CONFIDENTIAL
April 1, 1944
MEMORANDUM
TO: The Attorney General
FROM: James Lawrence Fly, Chairman, Federal Communications Commission
SUBJECT: Lt. Gen. John L. DeWitt's Final Report on Japanese Evacuation from
West Coast.
The accuracy of the statements in General DeWitt's Report concerning the existence of illicit radio signaling along the West Coast after our entry into the war must be appraised in the light of the ability of the military personnel to deal with radio intelligence problems. The fact is that military personnel was entirely incapable of determining whether or not the many reports of illicit signaling were well-founded. Indeed, the Western Defense Command was undoubtedly led to believe such signaling existed and to give credence to the many rumors to that effect, because Army installations themselves repeatedly made wholly inaccurate reports of the existence of illicit stations along the West Coast.
Time after time, the Army reported that stations transmitting in Kana Code, a code used almost exclusively by Japanese military stations, had been located at various points along the West Coast by Army direction finders. It was upon the persistent report by Army personnel of such stations in Monterey County, in one instance alleged to have been located within a city block, that the cases posed in General DeWitt's memorandum of January 5, 1942 to Mr. Rowe were unquestionably based. The Commission's investigations disclosed that all such reports were unfounded; that the transmissions involved were in each case from a station outside the United States, usually in Japan itself.

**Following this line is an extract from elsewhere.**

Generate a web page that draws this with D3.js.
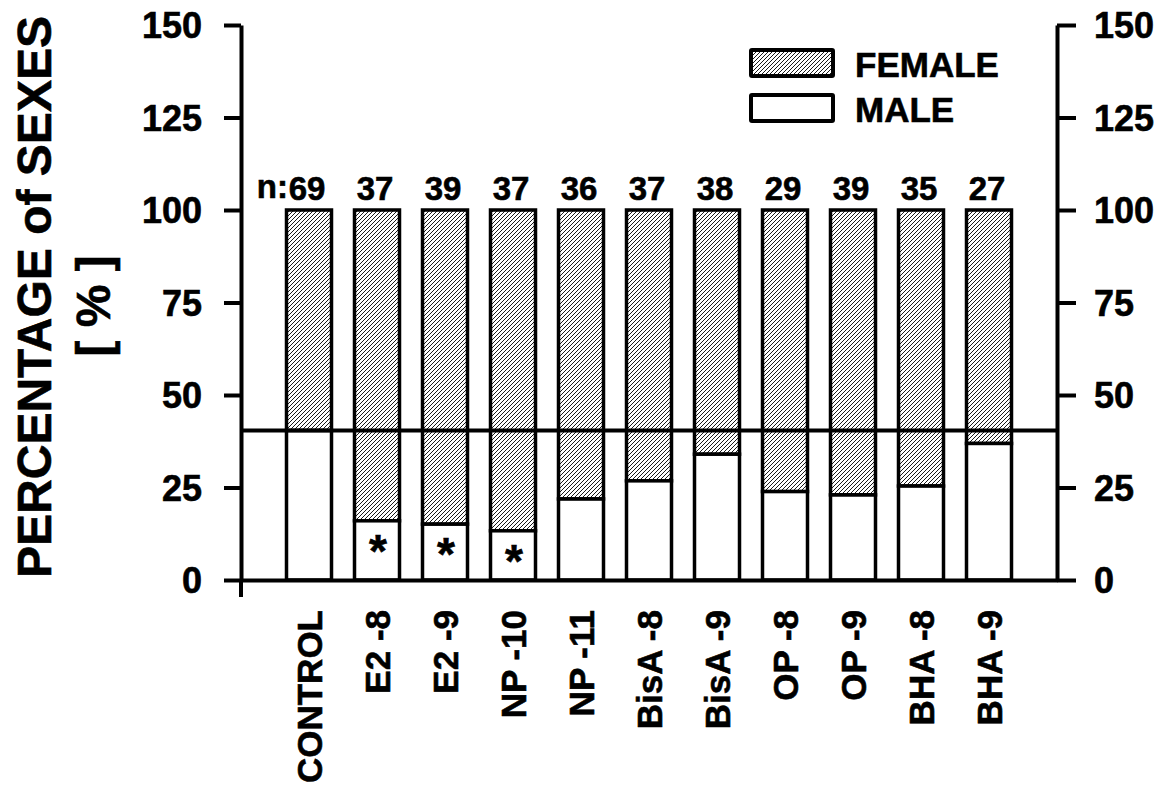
<!DOCTYPE html>
<html>
<head>
<meta charset="utf-8">
<script src="https://cdn.jsdelivr.net/npm/d3@7/dist/d3.min.js"></script>
<style>
  html, body { margin: 0; padding: 0; background: #fff; }
  svg { display: block; font-family: "Liberation Sans", Arial, sans-serif; font-weight: bold; }
  svg text { stroke: #000; stroke-width: 0.6px; fill: #000; }
</style>
</head>
<body>
<svg id="chart" width="1173" height="789"></svg>
<script>
const categories = ["CONTROL", "E2 -8", "E2 -9", "NP -10", "NP -11", "BisA -8", "BisA -9", "OP -8", "OP -9", "BHA -8", "BHA -9"];
const maleValues = [40.4, 16.0, 15.1, 13.3, 21.9, 26.8, 34.0, 23.9, 23.0, 25.4, 36.9];
const femaleValues = [59.6, 84.0, 84.9, 86.7, 78.1, 73.2, 66.0, 76.1, 77.0, 74.6, 63.1];
const nValues = [69, 37, 39, 37, 36, 37, 38, 29, 39, 35, 27];
const significant = [false, true, true, true, false, false, false, false, false, false, false];
const referenceValue = 40.4;
const yTicks = [0, 25, 50, 75, 100, 125, 150];
const legendLabels = ["FEMALE", "MALE"];

const svg = d3.select("#chart");
const x0 = 241, x1 = 1057, yTop = 25, yBottom = 580;

const x = d3.scalePoint().domain(categories).range([x0, x1]).padding(1);
const y = d3.scaleLinear().domain([0, 150]).range([yBottom, yTop]);
const barW = 45;

// hatch pattern
const defs = svg.append("defs");
const pat = defs.append("pattern").attr("id", "hatch").attr("patternUnits", "userSpaceOnUse")
  .attr("width", 4).attr("height", 4);
pat.append("rect").attr("width", 4).attr("height", 4).attr("fill", "#fff");
pat.append("path").attr("d", "M-1,1 L1,-1 M0,4 L4,0 M3,5 L5,3")
  .attr("stroke", "#000").attr("stroke-width", 0.9);

const data = categories.map((c, i) => ({ c, male: maleValues[i], female: femaleValues[i], n: nValues[i], sig: significant[i] }));

const bars = svg.append("g");
bars.selectAll("rect.female").data(data).join("rect")
  .attr("class", "female")
  .attr("x", d => x(d.c) - barW / 2)
  .attr("width", barW)
  .attr("y", d => y(d.male + d.female))
  .attr("height", d => y(d.male) - y(d.male + d.female))
  .attr("fill", "url(#hatch)")
  .attr("stroke", "#000").attr("stroke-width", 3.5);
bars.selectAll("rect.male").data(data).join("rect")
  .attr("class", "male")
  .attr("x", d => x(d.c) - barW / 2)
  .attr("width", barW)
  .attr("y", d => y(d.male))
  .attr("height", d => y(0) - y(d.male))
  .attr("fill", "#fff")
  .attr("stroke", "#000").attr("stroke-width", 3.5);
bars.selectAll("line.div").data(data).join("line")
  .attr("x1", d => x(d.c) - barW / 2).attr("x2", d => x(d.c) + barW / 2)
  .attr("y1", d => y(d.male)).attr("y2", d => y(d.male))
  .attr("stroke", "#000").attr("stroke-width", 2.5);

// asterisks
svg.append("g").selectAll("text").data(data.filter(d => d.sig)).join("text")
  .attr("x", d => x(d.c) + 1)
  .attr("y", d => y(d.male) + 46)
  .attr("text-anchor", "middle")
  .attr("font-size", 46)
  .text("*");

// n labels
svg.append("g").selectAll("text").data(data).join("text")
  .attr("x", d => x(d.c) - 2)
  .attr("y", 200)
  .attr("text-anchor", "middle")
  .attr("font-size", 33)
  .text(d => d.n);
svg.append("text").attr("x", x(categories[0]) - 21).attr("y", 198)
  .attr("text-anchor", "end").attr("font-size", 33).text("n:");

// reference line
svg.append("line").attr("x1", x0).attr("x2", x1)
  .attr("y1", y(referenceValue)).attr("y2", y(referenceValue))
  .attr("stroke", "#000").attr("stroke-width", 4);

// axes
const yAxisL = d3.axisLeft(y).tickValues(yTicks).tickSize(17).tickSizeOuter(0).tickPadding(22);
const gL = svg.append("g").attr("transform", `translate(${x0},0)`).call(yAxisL);
const yAxisR = d3.axisRight(y).tickValues(yTicks).tickSize(19).tickSizeOuter(0).tickPadding(18);
const gR = svg.append("g").attr("transform", `translate(${x1},0)`).call(yAxisR);
[gL, gR].forEach(g => {
  g.select(".domain").attr("stroke", "#000").attr("stroke-width", 4);
  g.selectAll(".tick line").attr("stroke", "#000").attr("stroke-width", 4);
  g.selectAll(".tick text").attr("font-size", 36).attr("font-family", "Liberation Sans, Arial, sans-serif")
    .attr("font-weight", "bold").attr("fill", "#000").attr("dy", "0.36em");
});
svg.append("line").attr("x1", x0).attr("x2", x0).attr("y1", yBottom).attr("y2", yBottom + 17)
  .attr("stroke", "#000").attr("stroke-width", 4);

// x axis
const xAxis = d3.axisBottom(x).tickSize(0).tickSizeOuter(0).tickPadding(0);
const gX = svg.append("g").attr("transform", `translate(0,${yBottom})`).call(xAxis);
gX.select(".domain").attr("stroke", "#000").attr("stroke-width", 4);
gX.selectAll(".tick text")
  .attr("font-size", 35).attr("font-family", "Liberation Sans, Arial, sans-serif").attr("font-weight", "bold").attr("fill", "#000")
  .attr("text-anchor", "end")
  .attr("transform", "rotate(-90)")
  .attr("x", -30).attr("y", 0).attr("dy", "0.36em");

// y-axis title
svg.append("text").attr("transform", "translate(51,297) rotate(-90)")
  .attr("text-anchor", "middle").attr("font-size", 48).text("PERCENTAGE of SEXES");
svg.append("text").attr("transform", "translate(110,306) rotate(-90)")
  .attr("text-anchor", "middle").attr("font-size", 48).attr("xml:space", "preserve").text("[ % ]");

// legend
const lg = svg.append("g");
const legendFill = ["url(#hatch)", "#fff"];
legendLabels.forEach((lab, i) => {
  const yy = 50 + i * 45;
  lg.append("rect").attr("x", 751).attr("y", yy).attr("width", 82).attr("height", 26)
    .attr("fill", legendFill[i]).attr("stroke", "#000").attr("stroke-width", 4).attr("rx", 1);
  lg.append("text").attr("x", 855).attr("y", yy + 27).attr("font-size", 35).text(lab);
});
</script>
</body>
</html>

After a number of such erroneous and abortive Army reports of stations in Japan as Japanese spy stations in California during December 1941 and early January 1942, arrangements were made for Commission personnel to inspect some of the Army operations. The basic trouble observed was the lack of training and experience of military personnel in carrying on the monitoring and direction-finding work. As the Chief of the Commission's Radio Intelligence Division said in part in a memorandum reporting on a conference with General DeWitt and his staff, on January 9, 1942:
"Since Gen'l DeWitt seemed concerned and, in fact, seemed to believe that the woods were full of Japs with transmitters, I proceeded to tell him and his staff the organization of the
"Frankly, I never have seen an organization that was so hopeless to cope with radio intelligence requirements. *** The personnel is unskilled and untrained. Most are privates who can read only ten words a minute. They know nothing about signal identification; wave propagation and other technical subjects, so essential to radio intelligence procedure. They take bearings with loop equipment on Japanese stations in Tokio listed in the Berne list as such and employing their authorized call letters and report to their commanding officers that they have fixes on Jap agents operating transmitters on the West Coast. These officers, knowing no different, pass it on to the General and he takes their word for it. It's pathetic to say the least."
Our inspection of the Army operations and installations furnished some indication of the inadequacies existing all along the line. Direction-finding apparatus was not properly located so as to be free from interference from outside sources. Apparatus was noted to have an error of several degrees which had not been notified. The lists giving the frequencies and call letters of stations throughout the world which were used were several years out of date. Frequencies of signals monitored were determined most inaccurately -- by reading from the receiver instead of carrying out the necessary technical operations to determine the precise frequency. The speed at which the personnel engaged in monitoring could receive signals was so slow that the transmissions could not be read and accordingly could not be identified. Accordingly, bearings were taken on other than the stations thought to be under observation. Bearings were taken on two different stations and on different frequencies and at different times on the assumption that a single station was being monitored because the strength of signal and type of transmission were the same. A bearing upon the source of a signal is taken by a direction finder by determining the null or point of least intensity of the signal; it was observed that a fading point in the signal would sometimes be taken by the Army stations as the null, resulting, of course, in bearings widely in error. Reciprocals of the true bearing, that is, the direction opposite or 180 degrees from the source of the signal, were sometimes reported as the bearing, leading to fixes to the inland or east instead of to the west.
In view of such inadequacies as these in the Army's handling of radio intelligence matters and the fact that the Commission's investigations of hundreds of reports, by the Army and others, of unlawful or unidentified radio signals showed that in each case there either was no radio transmission involved or that it was legitimate, the statements in the Report indicating the existence of illicit radio signaling along the West Coast cannot be regarded as well-founded.